What the task asks — Skip the pictures, please, and write out exactly the lines from the opening of the data through the line containing "(shitto) at (984.5,556.5)".

--- begin Data provided ---

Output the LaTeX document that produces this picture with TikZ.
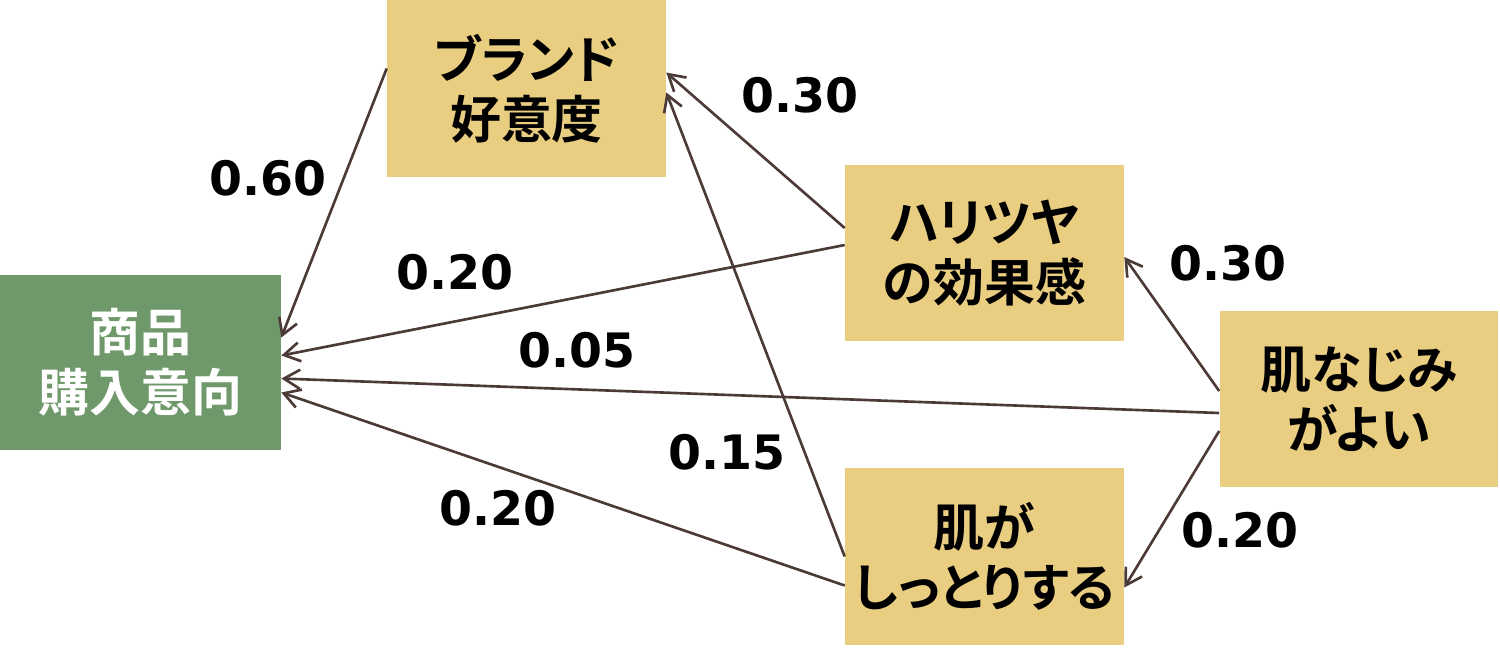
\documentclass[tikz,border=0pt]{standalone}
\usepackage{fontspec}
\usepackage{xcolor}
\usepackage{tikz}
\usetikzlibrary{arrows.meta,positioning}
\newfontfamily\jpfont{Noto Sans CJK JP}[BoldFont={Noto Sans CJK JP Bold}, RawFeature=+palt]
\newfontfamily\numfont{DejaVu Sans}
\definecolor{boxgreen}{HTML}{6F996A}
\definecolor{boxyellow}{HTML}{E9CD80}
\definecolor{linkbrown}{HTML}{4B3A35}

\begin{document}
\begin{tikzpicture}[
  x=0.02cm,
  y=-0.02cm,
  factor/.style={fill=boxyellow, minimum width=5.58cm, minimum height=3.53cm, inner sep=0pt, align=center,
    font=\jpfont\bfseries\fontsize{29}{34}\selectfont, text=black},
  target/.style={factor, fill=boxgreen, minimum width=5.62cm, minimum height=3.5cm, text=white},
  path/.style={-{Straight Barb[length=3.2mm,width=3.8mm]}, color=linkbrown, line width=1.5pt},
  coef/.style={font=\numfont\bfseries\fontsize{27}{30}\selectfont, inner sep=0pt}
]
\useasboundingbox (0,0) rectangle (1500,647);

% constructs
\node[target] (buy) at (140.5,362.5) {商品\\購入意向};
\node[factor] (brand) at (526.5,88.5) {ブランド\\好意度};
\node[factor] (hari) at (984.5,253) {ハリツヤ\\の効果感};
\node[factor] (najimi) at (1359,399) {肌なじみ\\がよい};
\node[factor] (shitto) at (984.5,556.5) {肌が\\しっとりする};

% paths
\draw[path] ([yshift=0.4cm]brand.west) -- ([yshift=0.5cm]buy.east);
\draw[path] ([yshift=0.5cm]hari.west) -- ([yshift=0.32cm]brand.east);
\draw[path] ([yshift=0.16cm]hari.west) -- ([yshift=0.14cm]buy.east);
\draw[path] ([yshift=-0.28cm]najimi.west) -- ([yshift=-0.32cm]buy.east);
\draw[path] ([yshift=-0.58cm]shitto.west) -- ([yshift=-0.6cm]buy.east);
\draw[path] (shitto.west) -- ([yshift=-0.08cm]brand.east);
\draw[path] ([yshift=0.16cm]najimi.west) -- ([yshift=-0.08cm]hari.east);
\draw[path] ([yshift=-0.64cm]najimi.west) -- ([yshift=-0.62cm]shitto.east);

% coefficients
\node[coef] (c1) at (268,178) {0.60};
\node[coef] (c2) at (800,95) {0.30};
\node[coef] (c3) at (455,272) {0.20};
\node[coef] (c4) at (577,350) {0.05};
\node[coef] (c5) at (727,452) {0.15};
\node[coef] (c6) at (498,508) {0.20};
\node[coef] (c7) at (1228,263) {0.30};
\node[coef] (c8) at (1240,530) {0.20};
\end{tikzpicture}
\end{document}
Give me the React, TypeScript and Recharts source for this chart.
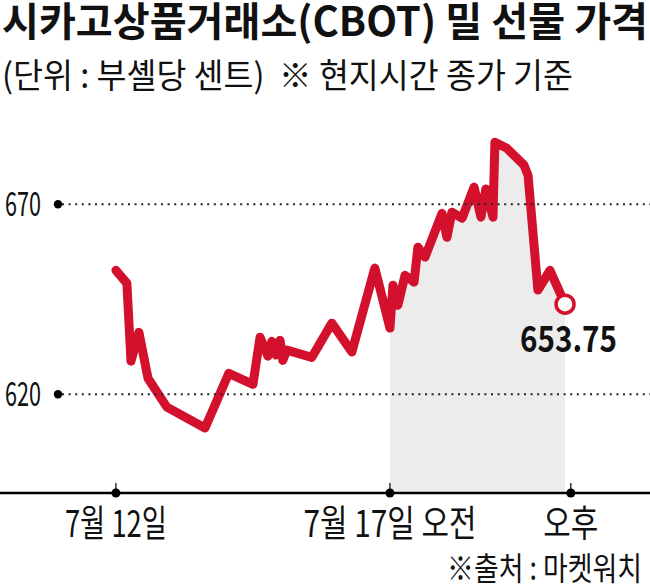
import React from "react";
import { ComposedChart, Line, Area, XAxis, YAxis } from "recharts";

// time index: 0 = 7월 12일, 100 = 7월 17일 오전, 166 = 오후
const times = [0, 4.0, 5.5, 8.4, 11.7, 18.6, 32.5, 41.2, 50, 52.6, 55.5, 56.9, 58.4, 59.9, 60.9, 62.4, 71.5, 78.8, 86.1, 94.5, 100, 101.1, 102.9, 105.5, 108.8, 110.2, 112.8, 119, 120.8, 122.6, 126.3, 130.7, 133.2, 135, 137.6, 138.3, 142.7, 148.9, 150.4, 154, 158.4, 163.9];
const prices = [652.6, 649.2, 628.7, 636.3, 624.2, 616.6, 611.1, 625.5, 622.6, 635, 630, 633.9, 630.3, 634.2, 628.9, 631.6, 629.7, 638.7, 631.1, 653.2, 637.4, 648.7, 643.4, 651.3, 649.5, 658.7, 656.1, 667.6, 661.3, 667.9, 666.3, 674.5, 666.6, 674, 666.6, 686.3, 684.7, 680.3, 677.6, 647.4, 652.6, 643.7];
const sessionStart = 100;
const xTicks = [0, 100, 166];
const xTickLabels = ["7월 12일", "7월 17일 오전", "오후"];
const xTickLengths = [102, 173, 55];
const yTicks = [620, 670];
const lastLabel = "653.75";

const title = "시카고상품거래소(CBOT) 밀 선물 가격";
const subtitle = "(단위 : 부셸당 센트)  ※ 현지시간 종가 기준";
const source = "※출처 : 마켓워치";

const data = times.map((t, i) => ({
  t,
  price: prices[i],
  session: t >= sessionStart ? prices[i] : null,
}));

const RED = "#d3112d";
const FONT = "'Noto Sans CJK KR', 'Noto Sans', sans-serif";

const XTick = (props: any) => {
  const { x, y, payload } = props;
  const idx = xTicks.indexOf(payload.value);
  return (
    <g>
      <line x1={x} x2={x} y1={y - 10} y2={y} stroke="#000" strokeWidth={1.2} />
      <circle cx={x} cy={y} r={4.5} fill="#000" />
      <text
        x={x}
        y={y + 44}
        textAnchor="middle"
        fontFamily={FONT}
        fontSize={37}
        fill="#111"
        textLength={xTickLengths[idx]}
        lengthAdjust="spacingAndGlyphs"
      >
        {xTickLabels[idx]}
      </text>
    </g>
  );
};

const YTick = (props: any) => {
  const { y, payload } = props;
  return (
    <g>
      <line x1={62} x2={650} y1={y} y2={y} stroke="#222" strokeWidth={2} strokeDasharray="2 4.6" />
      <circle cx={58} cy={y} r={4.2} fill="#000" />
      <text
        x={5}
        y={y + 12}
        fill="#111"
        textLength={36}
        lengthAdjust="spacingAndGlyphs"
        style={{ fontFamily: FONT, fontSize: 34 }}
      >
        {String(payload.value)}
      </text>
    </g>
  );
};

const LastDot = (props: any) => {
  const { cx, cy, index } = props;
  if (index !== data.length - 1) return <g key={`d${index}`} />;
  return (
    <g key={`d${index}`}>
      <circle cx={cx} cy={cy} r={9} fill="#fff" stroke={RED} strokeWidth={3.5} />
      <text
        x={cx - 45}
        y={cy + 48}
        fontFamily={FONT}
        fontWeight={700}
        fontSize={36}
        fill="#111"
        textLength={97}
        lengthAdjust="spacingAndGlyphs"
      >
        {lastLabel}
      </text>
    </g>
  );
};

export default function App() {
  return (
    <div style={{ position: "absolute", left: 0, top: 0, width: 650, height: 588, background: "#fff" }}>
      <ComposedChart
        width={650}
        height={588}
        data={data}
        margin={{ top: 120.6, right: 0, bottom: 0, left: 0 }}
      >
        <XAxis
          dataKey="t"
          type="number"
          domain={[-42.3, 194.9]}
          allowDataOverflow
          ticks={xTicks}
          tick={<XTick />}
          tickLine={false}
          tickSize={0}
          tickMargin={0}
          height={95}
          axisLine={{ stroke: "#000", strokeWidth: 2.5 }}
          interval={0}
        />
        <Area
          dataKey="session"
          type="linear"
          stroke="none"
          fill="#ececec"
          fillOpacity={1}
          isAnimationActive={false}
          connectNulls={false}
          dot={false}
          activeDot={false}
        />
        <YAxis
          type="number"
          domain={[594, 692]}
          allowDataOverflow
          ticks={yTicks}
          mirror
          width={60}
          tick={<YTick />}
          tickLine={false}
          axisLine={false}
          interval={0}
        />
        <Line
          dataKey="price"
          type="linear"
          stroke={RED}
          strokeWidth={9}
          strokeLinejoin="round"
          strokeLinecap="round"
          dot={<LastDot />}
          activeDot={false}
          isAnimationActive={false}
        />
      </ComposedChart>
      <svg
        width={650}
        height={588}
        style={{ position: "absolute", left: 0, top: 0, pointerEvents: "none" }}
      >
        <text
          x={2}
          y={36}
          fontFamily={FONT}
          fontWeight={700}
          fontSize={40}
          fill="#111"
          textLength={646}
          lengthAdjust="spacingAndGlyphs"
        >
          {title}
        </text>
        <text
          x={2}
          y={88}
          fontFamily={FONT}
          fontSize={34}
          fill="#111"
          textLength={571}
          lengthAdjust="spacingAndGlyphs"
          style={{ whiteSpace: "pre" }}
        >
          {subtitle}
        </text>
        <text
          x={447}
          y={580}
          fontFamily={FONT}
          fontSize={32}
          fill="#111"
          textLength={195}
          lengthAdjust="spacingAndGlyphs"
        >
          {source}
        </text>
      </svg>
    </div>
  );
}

--- end Data provided ---

Answer —
Output the LaTeX document that produces this picture with TikZ.
\documentclass[tikz,border=0pt]{standalone}
\usepackage{fontspec}
\usepackage{xcolor}
\usepackage{tikz}
\usetikzlibrary{arrows.meta,positioning}
\newfontfamily\jpfont{Noto Sans CJK JP}[BoldFont={Noto Sans CJK JP Bold}, RawFeature=+palt]
\newfontfamily\numfont{DejaVu Sans}
\definecolor{boxgreen}{HTML}{6F996A}
\definecolor{boxyellow}{HTML}{E9CD80}
\definecolor{linkbrown}{HTML}{4B3A35}

\begin{document}
\begin{tikzpicture}[
  x=0.02cm,
  y=-0.02cm,
  factor/.style={fill=boxyellow, minimum width=5.58cm, minimum height=3.53cm, inner sep=0pt, align=center,
    font=\jpfont\bfseries\fontsize{29}{34}\selectfont, text=black},
  target/.style={factor, fill=boxgreen, minimum width=5.62cm, minimum height=3.5cm, text=white},
  path/.style={-{Straight Barb[length=3.2mm,width=3.8mm]}, color=linkbrown, line width=1.5pt},
  coef/.style={font=\numfont\bfseries\fontsize{27}{30}\selectfont, inner sep=0pt}
]
\useasboundingbox (0,0) rectangle (1500,647);

% constructs
\node[target] (buy) at (140.5,362.5) {商品\\購入意向};
\node[factor] (brand) at (526.5,88.5) {ブランド\\好意度};
\node[factor] (hari) at (984.5,253) {ハリツヤ\\の効果感};
\node[factor] (najimi) at (1359,399) {肌なじみ\\がよい};
\node[factor] (shitto) at (984.5,556.5) {肌が\\しっとりする};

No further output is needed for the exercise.